▽

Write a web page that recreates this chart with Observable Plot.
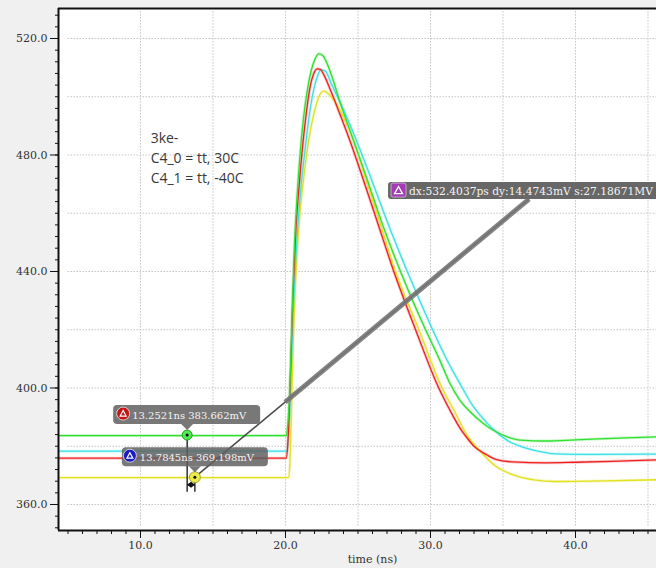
<!DOCTYPE html>
<html><head><meta charset="utf-8">
<script src="https://cdn.jsdelivr.net/npm/d3@7"></script>
<script src="https://cdn.jsdelivr.net/npm/@observablehq/plot@0.6"></script>
<style>
html,body{margin:0;padding:0;background:#f0f0f0;}
#chart{width:656px;height:568px;overflow:hidden;}
</style></head><body><div id="chart"></div>
<script>
// ---- data (time in ns, voltage in mV) ----
const greenWave = [[4.345,383.66],[20.05,383.66],[20.15,387],[20.3,400],[20.45,425],[20.6,447],[20.8,466],[21.0,480],[21.25,493],[21.5,502],[21.75,508.5],[22.0,512.5],[22.3,514.8],[22.6,514],[22.9,511],[23.3,505.5],[23.8,497.5],[24.3,490.5],[24.83,483],[25.5,473.5],[26.7,456],[27.93,440],[29.66,420],[30.6,410],[31.3,402],[32.0,396],[32.8,391.5],[33.6,388],[34.4,385.3],[35.3,383.2],[36.2,382.1],[38,381.8],[40,382.2],[43,382.8],[45.586,383.2]];
const cyanWave = [[4.345,378.3],[20.1,378.3],[20.2,383],[20.35,400],[20.55,428],[20.8,452],[21.05,468],[21.35,482],[21.65,494],[21.95,502.5],[22.2,507],[22.45,509.3],[22.75,508.8],[23.2,504],[24.0,495.5],[25.05,483],[26.2,468],[27.3,453.5],[28.4,440],[29.3,429.5],[30.1,420.5],[31.2,409],[32.2,400],[32.9,394],[33.45,390.5],[34.37,385.6],[35.3,382],[36.3,379.8],[37.24,378.5],[38.6,377.4],[41,377.2],[45.586,377.3]];
const redWave = [[4.345,375.9],[20.05,375.9],[20.15,380],[20.3,398],[20.5,430],[20.7,453],[20.95,470],[21.2,484],[21.45,495],[21.7,503.5],[21.95,508],[22.2,509.6],[22.4,509.4],[22.65,507.5],[23.0,503.5],[23.6,496],[24.4,485.5],[25.2,474],[26.3,457.5],[27.47,440],[28.97,420],[30.57,400],[31.38,392],[32.0,386.5],[32.5,383],[33,380],[33.9,377],[34.5,375.5],[35.7,374.6],[38,374.3],[40,374.5],[43,374.9],[45.586,375.3]];
const yellowWave = [[4.345,369.2],[20.2,369.2],[20.3,374],[20.4,390],[20.55,418],[20.75,442],[21.0,460],[21.3,474],[21.6,485],[21.95,494],[22.3,500],[22.65,502],[22.95,501],[23.3,499],[23.68,496],[24.7,485],[25.5,472.5],[26.5,457],[27.59,440],[29.2,420],[30.8,400],[31.6,392.5],[32.5,384],[33.45,378.2],[34.48,373.2],[35.7,370.2],[37.24,368.4],[38.6,367.9],[42,368.1],[45.586,368.5]];

const seriesNames = ["yellow","cyan","red","green"];
const seriesColors = ["#e2e21e","#3ee0e6","#ee2020","#2fe02f"];
const seriesGlow = ["#f0f0a0","#a8f2f4","#f4a0a0","#a0f0a0"];

const xMajorTicks = [10,20,30,40];
const xMinorTicks = d3.range(5,46,1);
const yMajorTicks = [360,400,440,480,520];
const yMinorTicks = d3.range(352,531,4);
const xGrid = [10,15,20,25,30,35,40,45];
const yGrid = [360,380,400,420,440,460,480,500,520];

const markerA = {t:13.2521, v:383.662, label:"13.2521ns 383.662mV"};
const markerB = {t:13.7845, v:369.198, label:"13.7845ns 369.198mV"};
const deltaText = "dx:532.4037ps dy:14.4743mV s:27.18671MV";
const noteLines = ["3ke-","C4_0 = tt, 30C","C4_1 = tt, -40C"];
const xTitle = "time (ns)";

// ---- layout constants ----
const xDomain = [4.345, 45.586];
const yDomain = [351.07, 530.3];
const gridStart = 5;
const deltaEnd = [36.83, 464.7];
const markerFoot = 364.2;
const notePos = [10.7, 489.0];

const waves = {yellow: yellowWave, cyan: cyanWave, red: redWave, green: greenWave};

const serif = "DejaVu Serif";

function annotations(index, scales) {
  const X = scales.x, Y = scales.y;
  const g = d3.create("svg:g").attr("text-anchor", "start");
  const pa = [X(markerA.t), Y(markerA.v)];
  const pb = [X(markerB.t), Y(markerB.v)];
  const pe = [X(deltaEnd[0]), Y(deltaEnd[1])];
  const foot = Y(markerFoot);

  // delta line
  g.append("line").attr("x1", pb[0]).attr("y1", pb[1]).attr("x2", pe[0]).attr("y2", pe[1])
    .attr("stroke", "#4a4a4a").attr("stroke-width", 1.6);
  const f = 0.27;
  g.append("line").attr("x1", pb[0] + (pe[0]-pb[0])*f).attr("y1", pb[1] + (pe[1]-pb[1])*f)
    .attr("x2", pe[0]).attr("y2", pe[1]).attr("stroke", "#777").attr("stroke-width", 5).attr("stroke-opacity", 0.9);

  // vertical marker lines
  g.append("line").attr("x1", pa[0]).attr("x2", pa[0]).attr("y1", pa[1]).attr("y2", foot).attr("stroke", "#111").attr("stroke-width", 1.3);
  g.append("line").attr("x1", pb[0]).attr("x2", pb[0]).attr("y1", pb[1]).attr("y2", foot).attr("stroke", "#111").attr("stroke-width", 1.3);
  const my = foot - 7, mx = (pa[0] + pb[0]) / 2;
  g.append("line").attr("x1", pa[0]).attr("x2", pb[0]).attr("y1", my).attr("y2", my).attr("stroke", "#111").attr("stroke-width", 1.2);
  g.append("path").attr("d", `M${mx-4},${my}L${mx},${my-3}L${mx+4},${my}L${mx},${my+3}Z`).attr("fill", "#111");

  // marker points
  g.append("circle").attr("cx", pa[0]).attr("cy", pa[1]).attr("r", 5).attr("fill", "#52ea52").attr("stroke", "#1e9e1e");
  g.append("circle").attr("cx", pa[0]).attr("cy", pa[1]).attr("r", 1.5).attr("fill", "#111");
  g.append("circle").attr("cx", pb[0]).attr("cy", pb[1]).attr("r", 5.5).attr("fill", "#eaea4a").attr("stroke", "#a6a620");
  g.append("circle").attr("cx", pb[0]).attr("cy", pb[1]).attr("r", 1.5).attr("fill", "#111");

  // marker labels
  function label(p, text, iconColor, left, width, iconDx) {
    const lg = g.append("g");
    lg.append("rect").attr("x", p[0] + left).attr("y", p[1] - 30).attr("width", width).attr("height", 19)
      .attr("rx", 4).attr("fill", "#606060").attr("fill-opacity", 0.85);
    lg.append("path").attr("d", `M${p[0]-6},${p[1]-11}L${p[0]+6},${p[1]-11}L${p[0]},${p[1]-5}Z`)
      .attr("fill", "#606060").attr("fill-opacity", 0.85);
    lg.append("circle").attr("cx", p[0] + iconDx).attr("cy", p[1] - 21.5).attr("r", 6.5)
      .attr("fill", iconColor).attr("stroke", "#eee").attr("stroke-width", 0.8);
    const ix = p[0] + iconDx, iy = p[1] - 21.5;
    lg.append("path").attr("d", `M${ix-3},${iy+2.5}L${ix},${iy-3}L${ix+3},${iy+2.5}Z`).attr("fill", "none").attr("stroke", "#fff").attr("stroke-width", 1.2);
    lg.append("text").attr("x", p[0] - 55).attr("y", p[1] - 16).attr("fill", "#f4f4f4").attr("text-anchor", "start")
      .attr("font-family", serif).attr("font-size", 10).text(text);
  }
  label(pa, markerA.label, "#c41616", -74, 147, -64);
  label(pb, markerB.label, "#1c1cc0", -73, 146, -65);

  // delta label
  const dg = g.append("g");
  dg.append("rect").attr("x", pe[0] - 141).attr("y", pe[1] - 17).attr("width", 300).attr("height", 17)
    .attr("rx", 3).attr("fill", "#676767");
  dg.append("rect").attr("x", pe[0] - 138).attr("y", pe[1] - 16).attr("width", 15).attr("height", 14)
    .attr("rx", 2).attr("fill", "#a43cb6").attr("stroke", "#d8b8e0").attr("stroke-width", 0.8);
  const qx = pe[0] - 130.5, qy = pe[1] - 9;
  dg.append("path").attr("d", `M${qx-4},${qy+3.5}L${qx},${qy-3.5}L${qx+4},${qy+3.5}Z`).attr("fill", "none").attr("stroke", "#fff").attr("stroke-width", 1.3);
  dg.append("text").attr("x", pe[0] - 120).attr("y", pe[1] - 4.5).attr("fill", "#f4f4f4").attr("text-anchor", "start")
    .attr("font-family", serif).attr("font-size", 10.7).text(deltaText);
  return g.node();
}

const marks = [
  Plot.frame({fill: "white", stroke: null}),
  Plot.ruleX(xGrid, {stroke: "#c4c4c4", strokeDasharray: "1.5,1.5", y1: yDomain[0] + 1.5, y2: yDomain[1] - 0.6}),
  Plot.ruleY(yGrid, {stroke: "#c4c4c4", strokeDasharray: "1.5,1.5", x1: gridStart, x2: xDomain[1]}),
];
seriesNames.forEach((n, i) => {
  marks.push(Plot.line(waves[n], {x: d => d[0], y: d => d[1], stroke: seriesGlow[i], strokeWidth: 3, strokeOpacity: 0.55, curve: "monotone-x"}));
});
seriesNames.forEach((n, i) => {
  marks.push(Plot.line(waves[n], {x: d => d[0], y: d => d[1], stroke: seriesColors[i], strokeWidth: 1.3, curve: "monotone-x"}));
});
marks.push(
  annotations,
  Plot.text([noteLines.join("\n")], {x: notePos[0], y: notePos[1], text: d => d, textAnchor: "start", lineAnchor: "top",
    lineHeight: 1.43, fontSize: 14, fontFamily: "Open Sans", fill: "#383838"}),
  Plot.ruleX([xDomain[0]], {stroke: "#111", strokeWidth: 2}),
  Plot.ruleY([yDomain[0]], {stroke: "#111", strokeWidth: 2}),
  Plot.ruleY([yDomain[1]], {stroke: "#111", strokeWidth: 2}),
  Plot.axisY(yMajorTicks, {tickSize: 8, tickPadding: 3, tickFormat: d => d.toFixed(1), label: null, fontSize: 11, fontFamily: serif, fill: "#333", stroke: "#111"}),
  Plot.axisY(yMinorTicks, {tickSize: 3, tickFormat: () => "", label: null, stroke: "#111"}),
  Plot.axisX(xMajorTicks, {tickSize: 8, tickPadding: 3, tickFormat: d => d.toFixed(1), label: null, fontSize: 11, fontFamily: serif, fill: "#333", stroke: "#111"}),
  Plot.axisX(xMinorTicks, {tickSize: 4, tickFormat: () => "", label: null, stroke: "#111"}),
  Plot.text([xTitle], {frameAnchor: "bottom", text: d => d, dx: 15, dy: 32, fontSize: 11, fontFamily: serif, fill: "#333"})
);

const chart = Plot.plot({
  width: 656, height: 568,
  marginLeft: 58, marginRight: 0, marginTop: 8, marginBottom: 38,
  style: {background: "#f0f0f0", overflow: "visible"},
  x: {domain: xDomain, axis: null},
  y: {domain: yDomain, axis: null},
  marks
});
document.getElementById("chart").appendChild(chart);
</script>
</body></html>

△

Look through the listing and extract every line with "chart" in it.

Write a web page that recreates this chart with Observable Plot.
#chart{width:656px;height:568px;overflow:hidden;}
</style></head><body><div id="chart"></div>
const chart = Plot.plot({
document.getElementById("chart").appendChild(chart);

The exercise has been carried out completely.